Juvenile Court Judge Ernestine S. Gray

Judge’s tough approach to foster care is transforming New Orleans. When you enter Judge Ernestine S. Gray’s courtroom it looks more like a preschool than a courtroom. There is a bookcase full of children’s classics and stuffed animals of every shape, size, and species.

Making the Worst Day Better

Juvenile Court Judge Ernestine S. Gray gives all children who appear in her court a bear and book. Something small but something she believes to ease what can be the worst day of their young lives. The dichotomy of Gray’s soft touch does not overshadow her power as one of four judges on the child protection docket of  Louisiana. Her work continues to reduce the numbers in Orleans Parish’s foster care to numbers unmatched anywhere in the country.

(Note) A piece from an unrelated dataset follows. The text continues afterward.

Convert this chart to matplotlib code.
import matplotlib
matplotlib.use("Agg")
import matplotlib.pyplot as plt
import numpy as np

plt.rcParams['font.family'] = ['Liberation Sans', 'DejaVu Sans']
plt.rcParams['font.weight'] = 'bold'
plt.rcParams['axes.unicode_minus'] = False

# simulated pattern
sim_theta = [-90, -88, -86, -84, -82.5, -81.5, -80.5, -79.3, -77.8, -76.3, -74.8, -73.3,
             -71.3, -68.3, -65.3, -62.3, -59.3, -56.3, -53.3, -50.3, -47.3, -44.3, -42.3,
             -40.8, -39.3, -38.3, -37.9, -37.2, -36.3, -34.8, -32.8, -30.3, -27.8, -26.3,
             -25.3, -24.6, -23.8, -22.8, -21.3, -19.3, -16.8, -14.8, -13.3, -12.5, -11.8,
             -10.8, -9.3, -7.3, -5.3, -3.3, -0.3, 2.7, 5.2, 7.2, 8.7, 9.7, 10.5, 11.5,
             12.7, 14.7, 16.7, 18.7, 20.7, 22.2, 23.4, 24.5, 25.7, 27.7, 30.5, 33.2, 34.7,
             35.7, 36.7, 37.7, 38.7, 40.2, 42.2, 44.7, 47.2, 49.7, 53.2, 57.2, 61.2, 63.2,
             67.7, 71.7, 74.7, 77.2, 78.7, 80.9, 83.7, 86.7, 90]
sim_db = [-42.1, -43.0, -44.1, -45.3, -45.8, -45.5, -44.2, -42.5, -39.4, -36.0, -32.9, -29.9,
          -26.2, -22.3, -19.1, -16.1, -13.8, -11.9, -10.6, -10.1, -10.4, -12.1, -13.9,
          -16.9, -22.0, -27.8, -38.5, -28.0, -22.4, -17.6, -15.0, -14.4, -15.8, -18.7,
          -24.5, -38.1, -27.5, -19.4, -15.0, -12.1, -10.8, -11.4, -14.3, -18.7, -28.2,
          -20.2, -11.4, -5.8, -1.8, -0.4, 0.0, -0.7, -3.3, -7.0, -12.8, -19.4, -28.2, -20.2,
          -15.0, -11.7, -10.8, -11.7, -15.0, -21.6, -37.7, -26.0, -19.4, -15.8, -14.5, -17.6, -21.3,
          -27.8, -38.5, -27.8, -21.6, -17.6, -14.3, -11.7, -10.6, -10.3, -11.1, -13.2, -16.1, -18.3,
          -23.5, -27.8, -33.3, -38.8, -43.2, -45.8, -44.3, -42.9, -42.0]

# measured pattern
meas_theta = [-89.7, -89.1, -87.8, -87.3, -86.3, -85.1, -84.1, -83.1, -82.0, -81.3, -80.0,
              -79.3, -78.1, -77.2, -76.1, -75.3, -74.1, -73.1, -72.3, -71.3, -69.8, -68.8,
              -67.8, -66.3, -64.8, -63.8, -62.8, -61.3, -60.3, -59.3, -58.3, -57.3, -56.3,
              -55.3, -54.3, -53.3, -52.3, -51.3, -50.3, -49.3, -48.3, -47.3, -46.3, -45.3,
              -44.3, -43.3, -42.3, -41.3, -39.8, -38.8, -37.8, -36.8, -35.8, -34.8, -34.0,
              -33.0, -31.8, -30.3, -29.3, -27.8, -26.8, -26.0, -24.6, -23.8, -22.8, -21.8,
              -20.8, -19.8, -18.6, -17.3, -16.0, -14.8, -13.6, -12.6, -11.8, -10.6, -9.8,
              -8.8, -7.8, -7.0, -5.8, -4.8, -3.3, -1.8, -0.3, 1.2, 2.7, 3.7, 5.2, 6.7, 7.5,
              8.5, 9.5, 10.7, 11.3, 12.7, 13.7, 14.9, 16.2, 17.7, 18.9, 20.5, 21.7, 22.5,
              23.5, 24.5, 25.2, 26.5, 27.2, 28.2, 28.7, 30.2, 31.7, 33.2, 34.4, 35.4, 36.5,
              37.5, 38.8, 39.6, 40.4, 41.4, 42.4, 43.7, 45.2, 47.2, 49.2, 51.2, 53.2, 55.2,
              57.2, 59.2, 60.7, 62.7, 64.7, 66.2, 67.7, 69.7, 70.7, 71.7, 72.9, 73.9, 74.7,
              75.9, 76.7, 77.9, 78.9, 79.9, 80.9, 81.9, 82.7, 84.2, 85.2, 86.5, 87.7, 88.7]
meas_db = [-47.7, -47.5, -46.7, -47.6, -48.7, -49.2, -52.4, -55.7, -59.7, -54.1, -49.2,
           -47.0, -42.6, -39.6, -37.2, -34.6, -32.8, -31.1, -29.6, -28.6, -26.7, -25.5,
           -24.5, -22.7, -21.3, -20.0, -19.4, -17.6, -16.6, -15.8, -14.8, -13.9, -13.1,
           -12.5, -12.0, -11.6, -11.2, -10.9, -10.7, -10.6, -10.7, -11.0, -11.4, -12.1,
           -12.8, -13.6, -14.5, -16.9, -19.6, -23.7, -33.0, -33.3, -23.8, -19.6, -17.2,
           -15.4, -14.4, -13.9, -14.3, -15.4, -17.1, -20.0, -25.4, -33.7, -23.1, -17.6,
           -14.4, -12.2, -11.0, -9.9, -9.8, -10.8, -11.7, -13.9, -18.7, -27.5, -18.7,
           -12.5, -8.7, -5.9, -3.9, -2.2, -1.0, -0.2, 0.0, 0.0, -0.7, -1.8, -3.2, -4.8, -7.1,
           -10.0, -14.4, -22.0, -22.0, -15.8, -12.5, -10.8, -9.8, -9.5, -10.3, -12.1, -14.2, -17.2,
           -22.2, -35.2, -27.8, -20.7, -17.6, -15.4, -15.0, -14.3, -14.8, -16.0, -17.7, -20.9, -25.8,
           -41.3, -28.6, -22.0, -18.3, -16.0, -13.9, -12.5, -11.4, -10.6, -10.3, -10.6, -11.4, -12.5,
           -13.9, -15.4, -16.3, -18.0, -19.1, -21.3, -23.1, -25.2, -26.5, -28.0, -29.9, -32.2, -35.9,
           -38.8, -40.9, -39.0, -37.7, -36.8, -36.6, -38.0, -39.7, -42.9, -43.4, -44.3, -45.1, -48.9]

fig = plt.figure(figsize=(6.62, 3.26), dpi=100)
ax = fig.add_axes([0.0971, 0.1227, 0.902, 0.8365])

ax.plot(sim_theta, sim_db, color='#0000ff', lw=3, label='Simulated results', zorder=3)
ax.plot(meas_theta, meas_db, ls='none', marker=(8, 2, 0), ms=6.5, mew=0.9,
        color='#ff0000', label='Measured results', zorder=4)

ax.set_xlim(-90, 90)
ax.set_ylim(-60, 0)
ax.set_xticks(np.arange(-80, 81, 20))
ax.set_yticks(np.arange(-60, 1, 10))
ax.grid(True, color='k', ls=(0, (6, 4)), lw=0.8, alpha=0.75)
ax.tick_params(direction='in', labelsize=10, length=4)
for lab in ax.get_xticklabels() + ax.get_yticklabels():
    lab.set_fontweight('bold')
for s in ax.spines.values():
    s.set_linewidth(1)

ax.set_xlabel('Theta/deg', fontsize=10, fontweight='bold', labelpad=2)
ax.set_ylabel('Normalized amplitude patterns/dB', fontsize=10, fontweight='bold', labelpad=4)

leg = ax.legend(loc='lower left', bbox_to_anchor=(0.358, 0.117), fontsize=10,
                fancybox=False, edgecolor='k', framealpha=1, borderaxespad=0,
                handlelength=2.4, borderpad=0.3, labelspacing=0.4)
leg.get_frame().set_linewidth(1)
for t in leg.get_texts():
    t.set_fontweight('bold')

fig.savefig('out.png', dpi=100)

The Washington Post reports,

Between 2011 and 2017, the number of children in foster care here fell by 89 percent compared with an 8 percent increase nationally. New Orleans children who do enter the system don’t stay long. Seventy percent are discharged within a month; nationally, it’s only 5 percent.

Gray has effectively all but eliminated foster care except in extreme situations, quickly returning children flagged by social workers to their families or other relatives.

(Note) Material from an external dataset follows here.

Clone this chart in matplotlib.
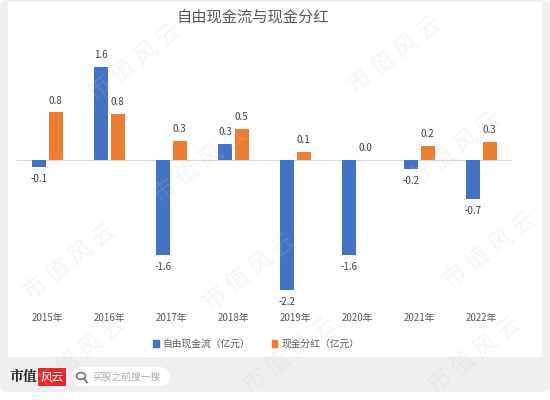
import matplotlib
matplotlib.use("Agg")
import matplotlib.pyplot as plt
import numpy as np
from matplotlib.patches import FancyBboxPatch, Rectangle, Circle, Patch
from matplotlib.lines import Line2D

plt.rcParams['font.family'] = ['Noto Sans CJK SC', 'DejaVu Sans']

# data
years = ['2015年', '2016年', '2017年', '2018年', '2019年', '2020年', '2021年', '2022年']
fcf = [-0.12, 1.6, -1.64, 0.27, -2.24, -1.64, -0.16, -0.67]
dividend = [0.82, 0.79, 0.33, 0.54, 0.14, 0.0, 0.24, 0.31]
title = '自由现金流与现金分红'
series_names = ['自由现金流（亿元）', '现金分红（亿元）']
blue = '#4472C4'
orange = '#ED7D31'
W, H = 550, 400

def fx(px):
    return px / W

def fy(py):
    return 1 - py / H

fig = plt.figure(figsize=(5.5, 4), dpi=100)
fig.patch.set_facecolor('white')

# gray panel and white card
fig.patches.append(FancyBboxPatch((fx(0), fy(392)), fx(550), 392 / H,
                                  boxstyle='round,pad=0,rounding_size=0.015',
                                  transform=fig.transFigure, facecolor='#efefef',
                                  edgecolor='none', zorder=-3))
fig.patches.append(Rectangle((fx(8), fy(357)), fx(534), 355 / H,
                             transform=fig.transFigure, facecolor='white',
                             edgecolor='none', zorder=-2))

ax = fig.add_axes([fx(16), fy(305), fx(496), (305 - 40) / H])
ax.set_facecolor('none')
x = np.arange(len(years))
bw = 0.23
ax.bar(x - 0.13, fcf, bw, color=blue, zorder=2)
ax.bar(x + 0.14, dividend, bw, color=orange, zorder=2)
ax.axhline(0, color='#d9d9d9', lw=0.9, zorder=1)

for xs, vals in ((x - 0.13, fcf), (x + 0.14, dividend)):
    for xi, v in zip(xs, vals):
        if v >= 0:
            ax.annotate(f'{v:.1f}', (xi, v), xytext=(0, 5), textcoords='offset points',
                        ha='center', va='bottom', fontsize=7, color='#404040')
        else:
            ax.annotate(f'{v:.1f}', (xi, v), xytext=(0, -5), textcoords='offset points',
                        ha='center', va='top', fontsize=7, color='#404040')

ax.set_xlim(-0.5, 7.5)
ax.set_ylim(-2.5, 2.07)
ax.set_xticks(x)
ax.set_xticklabels(years, fontsize=7, color='#595959')
ax.tick_params(axis='x', length=0, pad=6)
ax.set_yticks([])
for s in ax.spines.values():
    s.set_visible(False)

fig.text(fx(253), fy(17), title, ha='center', va='center', fontsize=11, color='#595959')

handles = [Patch(color=blue), Patch(color=orange)]
fig.legend(handles, series_names, loc='center', bbox_to_anchor=(fx(256), fy(344)),
           ncol=2, frameon=False, fontsize=7, handlelength=0.6, handleheight=0.6,
           handletextpad=0.4, columnspacing=2.2, labelcolor='#595959')

# watermarks
marks = [(85, 62), (345, 55), (150, 165), (405, 150), (20, 262), (200, 272),
         (440, 250), (30, 355), (240, 355), (425, 355)]
for mx, my in marks:
    fig.text(fx(mx), fy(my), '市 值 风 云', fontsize=17, color='#c8c8c8', alpha=0.18,
             rotation=38, ha='left', va='center', zorder=5)

# footer logo
fig.text(fx(10), fy(377), '市值', fontsize=10, fontweight='bold', color='#222222',
         ha='left', va='center', family=['Noto Serif CJK SC', 'Noto Sans CJK SC'])
fig.patches.append(Rectangle((fx(38), fy(386)), fx(28), 18 / H, transform=fig.transFigure,
                             facecolor='#e5252a', edgecolor='none'))
fig.text(fx(52), fy(377), '风云', fontsize=8.5, color='white', style='italic',
         ha='center', va='center')
fig.patches.append(FancyBboxPatch((fx(72), fy(386)), fx(98), 19 / H,
                                  boxstyle='round,pad=0,rounding_size=0.02',
                                  transform=fig.transFigure, facecolor='white',
                                  edgecolor='none', mutation_aspect=W / H))
fig.patches.append(Circle((fx(81), fy(376)), 4.5 / W, transform=fig.transFigure,
                          facecolor='none', edgecolor='#777777', lw=1.2))
fig.lines.append(Line2D([fx(84), fx(87)], [fy(379), fy(382.5)], transform=fig.transFigure,
                        color='#777777', lw=1.3))
fig.text(fx(92), fy(377), '买股之前搜一搜', fontsize=7, color='#a8a8a8', ha='left', va='center')

fig.savefig('out.png', dpi=100)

A Refreshing Approach to Foster Care

Gray comments on her upbringing in the Post.

We shouldn’t be taking kids away from their parents because they don’t have food or a refrigerator,” she said in explaining her philosophy. “I grew up in a poor family in South Carolina, and we didn’t have a lot. But what I had was people who cared about me.

A private study conducted by Casey Family Programs in Seattle uncovered numbers so low that it left the child welfare community in shock. Gray’s tough approach to foster care emulates a national movement for reform as seen with the passing of the Family First Prevention Services Act.

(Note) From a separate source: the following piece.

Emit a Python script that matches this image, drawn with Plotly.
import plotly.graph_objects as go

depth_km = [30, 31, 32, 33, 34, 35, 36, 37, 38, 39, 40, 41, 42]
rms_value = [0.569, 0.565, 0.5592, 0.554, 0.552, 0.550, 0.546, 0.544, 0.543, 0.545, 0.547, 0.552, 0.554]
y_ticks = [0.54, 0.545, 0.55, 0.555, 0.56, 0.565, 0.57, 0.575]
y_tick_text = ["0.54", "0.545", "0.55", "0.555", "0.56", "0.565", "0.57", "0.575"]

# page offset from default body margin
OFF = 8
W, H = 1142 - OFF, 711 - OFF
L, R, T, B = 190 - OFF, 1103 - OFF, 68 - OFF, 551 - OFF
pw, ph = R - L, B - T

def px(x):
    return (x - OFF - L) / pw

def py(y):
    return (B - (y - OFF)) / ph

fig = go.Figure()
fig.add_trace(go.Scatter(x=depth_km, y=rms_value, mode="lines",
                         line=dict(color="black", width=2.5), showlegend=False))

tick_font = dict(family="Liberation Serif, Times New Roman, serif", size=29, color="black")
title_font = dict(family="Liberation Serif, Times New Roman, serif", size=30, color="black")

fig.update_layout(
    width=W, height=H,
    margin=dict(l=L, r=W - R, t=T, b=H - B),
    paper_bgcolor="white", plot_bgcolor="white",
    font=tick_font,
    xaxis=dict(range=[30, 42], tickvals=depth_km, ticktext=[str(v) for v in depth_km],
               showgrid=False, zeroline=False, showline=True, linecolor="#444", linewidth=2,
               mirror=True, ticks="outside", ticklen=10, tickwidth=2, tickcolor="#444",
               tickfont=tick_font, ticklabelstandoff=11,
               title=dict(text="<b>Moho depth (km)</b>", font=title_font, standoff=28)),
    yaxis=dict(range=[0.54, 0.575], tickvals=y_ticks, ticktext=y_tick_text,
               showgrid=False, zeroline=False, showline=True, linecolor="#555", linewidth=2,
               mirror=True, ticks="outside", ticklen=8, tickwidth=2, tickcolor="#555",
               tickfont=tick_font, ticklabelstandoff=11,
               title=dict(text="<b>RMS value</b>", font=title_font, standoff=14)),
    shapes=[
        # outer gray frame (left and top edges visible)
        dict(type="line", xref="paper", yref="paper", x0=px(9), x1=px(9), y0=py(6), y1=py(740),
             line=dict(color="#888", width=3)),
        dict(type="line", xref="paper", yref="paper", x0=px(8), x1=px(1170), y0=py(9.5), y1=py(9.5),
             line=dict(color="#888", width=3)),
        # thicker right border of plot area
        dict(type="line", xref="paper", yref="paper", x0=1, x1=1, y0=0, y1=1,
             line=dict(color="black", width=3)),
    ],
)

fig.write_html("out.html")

Reform Through Family First Prevention Services Act

Passed in 2018 the Family First Prevention Services Act allows states to reallocate fundings for foster care to preventative services. The rationale behind the act is to keep more families together through preventative treatments such as mental health care, substance abuse treatment, and parenting skills training. Gray tells the Post.

Foster care is put up as this thing that is going to save kids, but kids die in foster care, kids get sick in foster care,” she said. “So we ought to be trying to figure out how to use that as little as possible. People have a right to raise their children.

Is this a Nation Model?

Gray holds her seat for one more year before mandatory retirement at age 70. While she does not have a comment on whether her approach to foster care is the best model nationally. She did comment needing more officials who are not afraid of negative publicity or losing elections. The Post quotes Gray in saying,

You have to have courage, she said.  I don’t advocate being reckless, but I think there are judges who do things just to be safe, for themselves and the families. To me, that’s not the standard.